Set down word for word the lines running from the line with "Reproduce this chart" to the line with "import * as", ends included. Skip every picture.
## Start RECORDS PROVIDED
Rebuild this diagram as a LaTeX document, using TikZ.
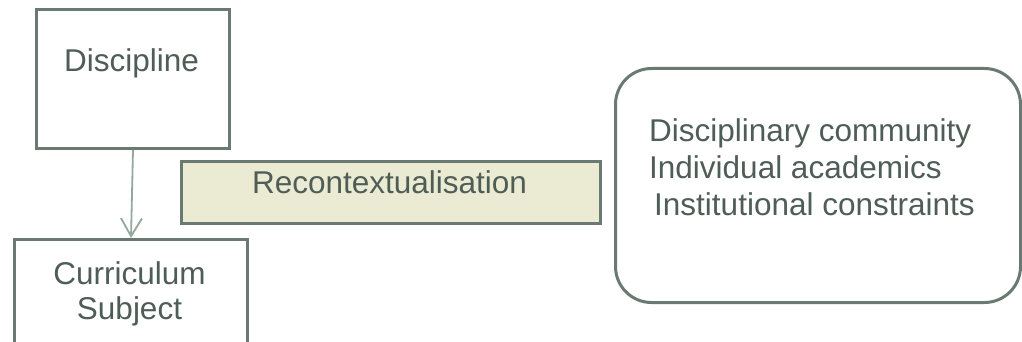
\documentclass[tikz,border=0pt]{standalone}
\usepackage{fontspec}
\setmainfont{Liberation Sans}
\usetikzlibrary{arrows.meta}
\definecolor{edgec}{HTML}{6A7A72}
\definecolor{txtc}{HTML}{4F5D57}
\definecolor{fillc}{HTML}{EBEBD4}
\definecolor{arrc}{HTML}{93A89E}
\tikzset{
  boxstyle/.style={draw=edgec, line width=3pt, inner sep=0pt, fill=white},
  lbl/.style={text=txtc, inner sep=0pt, font=\fontsize{31.5}{36}\selectfont},
  conn/.style={draw=arrc, line width=1.8pt, -{Straight Barb[length=18pt,width=21pt,line width=1.8pt]}}
}
\begin{document}
\begin{tikzpicture}[x=1pt,y=-1pt]
\useasboundingbox (0,0) rectangle (1022,342);
% boxes
\node[boxstyle, anchor=north west, minimum width=193pt, minimum height=139pt] (disc) at (35,8) {};
\node[boxstyle, anchor=north west, minimum width=233pt, minimum height=120pt] (curr) at (13,238) {};
\node[boxstyle, fill=fillc, anchor=north west, minimum width=419pt, minimum height=62pt] (recon) at (180,160) {};
\node[boxstyle, rounded corners=36pt, anchor=north west, minimum width=405pt, minimum height=234pt] (ctx) at (614,67) {};
% texts
\node[lbl, anchor=base] (disct) at (131.5,72) {Discipline};
\node[lbl, align=center, font=\fontsize{31.5}{35}\selectfont] (currt) at (129.5,294.3) {Curriculum\\Subject};
\node[lbl, anchor=base] (recont) at (389.5,193.3) {Recontextualisation};
\node[lbl, anchor=north west, align=left, font=\fontsize{31.5}{37}\selectfont] (ctxt) at (649,118.8) {Disciplinary community\\Individual academics\\\hspace*{5pt}Institutional constraints};
% connector
\draw[conn] (disc.south) -- (curr.north);
\end{tikzpicture}
\end{document}
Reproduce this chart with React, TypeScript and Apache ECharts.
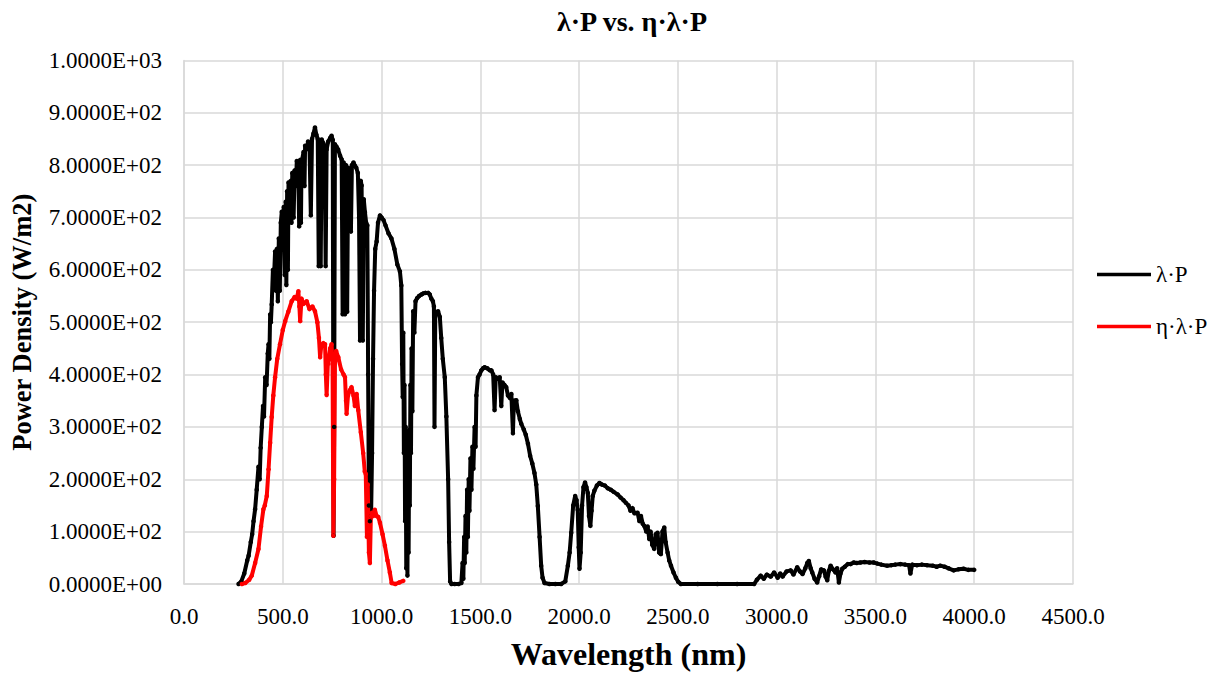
import React, { useEffect, useRef } from "react";
import * as echarts from "echarts";

// λ·P series: [wavelength nm, power density W/m2]
const lambdaP: [number, number][] = [
  [276, 0], [290, 5], [305, 20], [320, 45], [327, 54], [338, 80], [345, 95], [352, 120], [360, 143], [368, 180],
  [377, 224], [383, 200], [388, 260], [394, 300], [400, 340], [405, 320], [411, 395], [418, 380], [424, 440], [428, 458],
  [432, 430], [436, 515], [440, 500], [444, 534], [450, 600], [455, 580], [461, 635], [466, 560], [470, 640], [475, 540],
  [480, 660], [485, 560], [490, 690], [495, 711], [500, 690], [505, 720], [510, 590], [515, 730], [518, 571], [522, 750],
  [526, 600], [529, 767], [535, 740], [540, 770], [544, 690], [548, 785], [555, 700], [560, 790], [566, 760], [571, 808],
  [578, 800], [583, 683], [588, 810], [592, 690], [595, 805], [605, 825], [610, 760], [613, 837], [620, 830], [628, 845],
  [635, 840], [642, 704], [648, 850], [655, 860], [663, 872], [670, 858], [677, 850], [682, 607], [687, 845], [692, 607],
  [697, 849], [705, 842], [712, 835], [717, 607], [722, 830], [730, 845], [740, 852], [747, 856], [753, 848], [757, 92],
  [760, 300], [764, 840], [772, 835], [780, 830], [790, 818], [798, 811], [803, 515], [808, 805], [815, 515], [820, 800],
  [826, 520], [831, 795], [838, 790], [845, 673], [850, 800], [858, 805], [865, 799], [872, 795], [880, 785], [886, 700],
  [891, 465], [895, 770], [899, 761], [905, 465], [910, 735], [916, 710], [922, 690], [928, 685], [932, 400], [936, 150],
  [941, 120], [947, 130], [952, 250], [957, 430], [962, 560], [968, 640], [975, 654], [982, 690], [992, 704], [1000, 700],
  [1010, 695], [1020, 685], [1035, 670], [1050, 660], [1065, 640], [1080, 610], [1093, 597], [1100, 570], [1104, 420], [1107, 357],
  [1110, 480], [1113, 250], [1116, 380], [1119, 120], [1122, 300], [1125, 30], [1128, 200], [1131, 16], [1134, 250], [1137, 60],
  [1140, 294], [1143, 150], [1146, 380], [1149, 250], [1152, 450], [1156, 330], [1160, 521], [1166, 480], [1172, 540], [1180, 546],
  [1190, 550], [1202, 553], [1211, 555], [1222, 556], [1236, 556], [1244, 553], [1252, 545], [1260, 540], [1265, 530], [1268, 300],
  [1272, 520], [1280, 515], [1286, 521], [1295, 510], [1302, 470], [1310, 430], [1320, 395], [1328, 320], [1337, 200], [1342, 80],
  [1347, 5], [1354, 0], [1370, 0], [1390, 0], [1404, 2], [1410, 40], [1414, 10], [1418, 90], [1421, 40], [1425, 130],
  [1429, 60], [1433, 180], [1437, 90], [1441, 200], [1445, 140], [1450, 240], [1455, 180], [1460, 262], [1465, 220], [1471, 300],
  [1476, 262], [1480, 360], [1488, 395], [1496, 400], [1505, 408], [1514, 412], [1522, 414], [1535, 412], [1548, 408], [1556, 408],
  [1565, 400], [1572, 332], [1578, 395], [1590, 392], [1598, 395], [1606, 340], [1612, 385], [1622, 380], [1631, 376], [1640, 360],
  [1650, 355], [1657, 363], [1665, 288], [1670, 350], [1682, 351], [1690, 330], [1700, 315], [1707, 306], [1720, 295], [1730, 285],
  [1741, 268], [1752, 245], [1763, 230], [1774, 212], [1783, 190], [1791, 149], [1800, 90], [1808, 35], [1815, 12], [1825, 2],
  [1850, 0], [1880, 0], [1909, 0], [1930, 5], [1943, 35], [1952, 60], [1960, 98], [1970, 150], [1980, 168], [1987, 160],
  [1993, 142], [1998, 70], [2002, 29], [2008, 60], [2015, 150], [2022, 185], [2030, 194], [2037, 185], [2044, 174], [2050, 130],
  [2057, 111], [2063, 140], [2069, 168], [2077, 178], [2090, 188], [2103, 193], [2115, 190], [2130, 188], [2145, 183], [2160, 180],
  [2175, 176], [2195, 171], [2210, 165], [2225, 160], [2237, 155], [2250, 150], [2260, 140], [2270, 145], [2280, 135], [2296, 136],
  [2305, 120], [2313, 130], [2322, 115], [2330, 111], [2340, 100], [2347, 110], [2355, 86], [2362, 100], [2370, 75], [2380, 67],
  [2388, 95], [2397, 98], [2405, 60], [2414, 57], [2422, 100], [2431, 108], [2438, 80], [2448, 60], [2456, 45], [2465, 35],
  [2478, 22], [2490, 12], [2502, 4], [2515, 0], [2600, 0], [2700, 0], [2800, 0], [2886, 0], [2900, 8], [2919, 16],
  [2935, 10], [2950, 18], [2970, 14], [2987, 22], [3005, 12], [3018, 20], [3030, 14], [3050, 24], [3071, 26], [3085, 18],
  [3104, 32], [3118, 24], [3131, 19], [3145, 30], [3155, 40], [3163, 44], [3172, 30], [3180, 22], [3192, 10], [3205, 3],
  [3215, 15], [3225, 28], [3239, 26], [3248, 14], [3256, 7], [3264, 25], [3273, 35], [3285, 28], [3298, 22], [3306, 30],
  [3315, 3], [3323, 20], [3332, 29], [3345, 33], [3360, 38], [3374, 38], [3390, 41], [3405, 40], [3424, 41], [3445, 42],
  [3470, 41], [3491, 41], [3510, 39], [3530, 37], [3559, 35], [3580, 36], [3600, 37], [3626, 38], [3650, 37], [3670, 36],
  [3677, 20], [3686, 37], [3710, 36], [3735, 37], [3761, 36], [3790, 35], [3810, 33], [3828, 35], [3850, 33], [3870, 30],
  [3896, 26], [3920, 28], [3946, 29], [3970, 27], [4000, 27],
];

// η·λ·P series: [wavelength nm, power density W/m2]
const etaLambdaP: [number, number][] = [
  [293, 0], [310, 2], [330, 8], [343, 16], [360, 40], [377, 67], [390, 110], [402, 143], [409, 150], [419, 168],
  [428, 219], [436, 270], [444, 319], [452, 360], [461, 395], [472, 430], [486, 458], [500, 485], [512, 502], [528, 520],
  [545, 540], [560, 548], [570, 545], [579, 559], [584, 530], [588, 502], [595, 545], [605, 535], [621, 540], [635, 525],
  [650, 530], [663, 521], [675, 500], [683, 470], [689, 433], [695, 455], [705, 460], [714, 458], [718, 400], [722, 361],
  [728, 420], [740, 450], [747, 458], [752, 420], [756, 92], [760, 200], [764, 420], [770, 445], [781, 433], [795, 410],
  [808, 400], [815, 395], [820, 350], [823, 325], [830, 360], [840, 370], [848, 376], [858, 360], [865, 340], [874, 363],
  [882, 332], [895, 290], [907, 250], [915, 215], [920, 210], [926, 90], [930, 190], [936, 60], [941, 40], [946, 130],
  [952, 136], [958, 130], [966, 142], [975, 130], [983, 128], [992, 117], [1005, 95], [1017, 73], [1030, 45], [1042, 22],
  [1051, 2], [1070, 0], [1090, 3], [1110, 6],
];

const xTicks = { min: 0, max: 4500, interval: 500 };
const yTicks = { min: 0, max: 1000, interval: 100 };

const FONT = '"Liberation Serif", "Times New Roman", serif';
const GRID_COLOR = "#d9d9d9";

function sci(v: number): string {
  if (v === 0) return "0.0000E+00";
  const exp = Math.floor(Math.log10(Math.abs(v)) + 1e-9);
  const mant = v / Math.pow(10, exp);
  const sign = exp < 0 ? "-" : "+";
  const e = String(Math.abs(exp)).padStart(2, "0");
  return mant.toFixed(4) + "E" + sign + e;
}

export default function App() {
  const ref = useRef<HTMLDivElement>(null);
  useEffect(() => {
    if (!ref.current) return;
    const chart = echarts.init(ref.current, null, { renderer: "svg" });
    chart.setOption({
      animation: false,
      backgroundColor: "#ffffff",
      textStyle: { fontFamily: FONT, color: "#000" },
      title: {
        text: "λ·P vs. η·λ·P",
        left: 627,
        top: 2,
        textAlign: "center",
        textStyle: { fontFamily: FONT, fontSize: 28, fontWeight: "bold", color: "#000" },
      },
      grid: { left: 182, right: 139, top: 60.4, bottom: 85.7, containLabel: false },
      legend: {
        orient: "vertical",
        left: 1097,
        top: 263,
        icon: "rect",
        itemWidth: 54,
        itemHeight: 3.5,
        itemGap: 29,
        padding: 0,
        textStyle: { fontFamily: FONT, fontSize: 23, color: "#000" },
        data: ["λ·P", "η·λ·P"],
      },
      xAxis: {
        type: "value",
        min: xTicks.min,
        max: xTicks.max,
        interval: xTicks.interval,
        name: "Wavelength (nm)",
        nameLocation: "middle",
        nameGap: 54,
        nameTextStyle: { fontFamily: FONT, fontSize: 32, fontWeight: "bold", color: "#000" },
        axisLine: { show: true, lineStyle: { color: GRID_COLOR, width: 1.5 } },
        axisTick: { show: false },
        axisLabel: {
          margin: 21,
          fontFamily: FONT,
          fontSize: 23,
          color: "#000",
          formatter: (v: number) => v.toFixed(1),
        },
        splitLine: { show: true, lineStyle: { color: GRID_COLOR, width: 1.5 } },
      },
      yAxis: {
        type: "value",
        min: yTicks.min,
        max: yTicks.max,
        interval: yTicks.interval,
        name: "Power Density (W/m2)",
        nameLocation: "middle",
        nameGap: 149,
        nameTextStyle: { fontFamily: FONT, fontSize: 26.5, fontWeight: "bold", color: "#000" },
        axisLine: { show: true, lineStyle: { color: GRID_COLOR, width: 1.5 } },
        axisTick: { show: false },
        axisLabel: {
          margin: 22,
          fontFamily: FONT,
          fontSize: 23,
          color: "#000",
          formatter: (v: number) => sci(v),
        },
        splitLine: { show: true, lineStyle: { color: GRID_COLOR, width: 1.5 } },
      },
      series: [
        {
          name: "λ·P",
          type: "line",
          data: lambdaP,
          symbol: "circle",
          symbolSize: 4.5,
          showSymbol: true,
          showAllSymbol: true,
          lineStyle: { color: "#000000", width: 4 },
          itemStyle: { color: "#000000" },
        },
        {
          name: "η·λ·P",
          type: "line",
          data: etaLambdaP,
          symbol: "circle",
          symbolSize: 4.5,
          showSymbol: true,
          showAllSymbol: true,
          lineStyle: { color: "#ff0000", width: 4 },
          itemStyle: { color: "#ff0000" },
        },
      ],
    });
    return () => chart.dispose();
  }, []);
  return (
    <div
      ref={ref}
      style={{ position: "absolute", left: 0, top: 0, width: 1212, height: 675, background: "#fff" }}
    />
  );
}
## End RECORDS PROVIDED
* [OUTPUT OF THE EXERCISE]
Reproduce this chart with React, TypeScript and Apache ECharts.
import React, { useEffect, useRef } from "react";
import * as echarts from "echarts";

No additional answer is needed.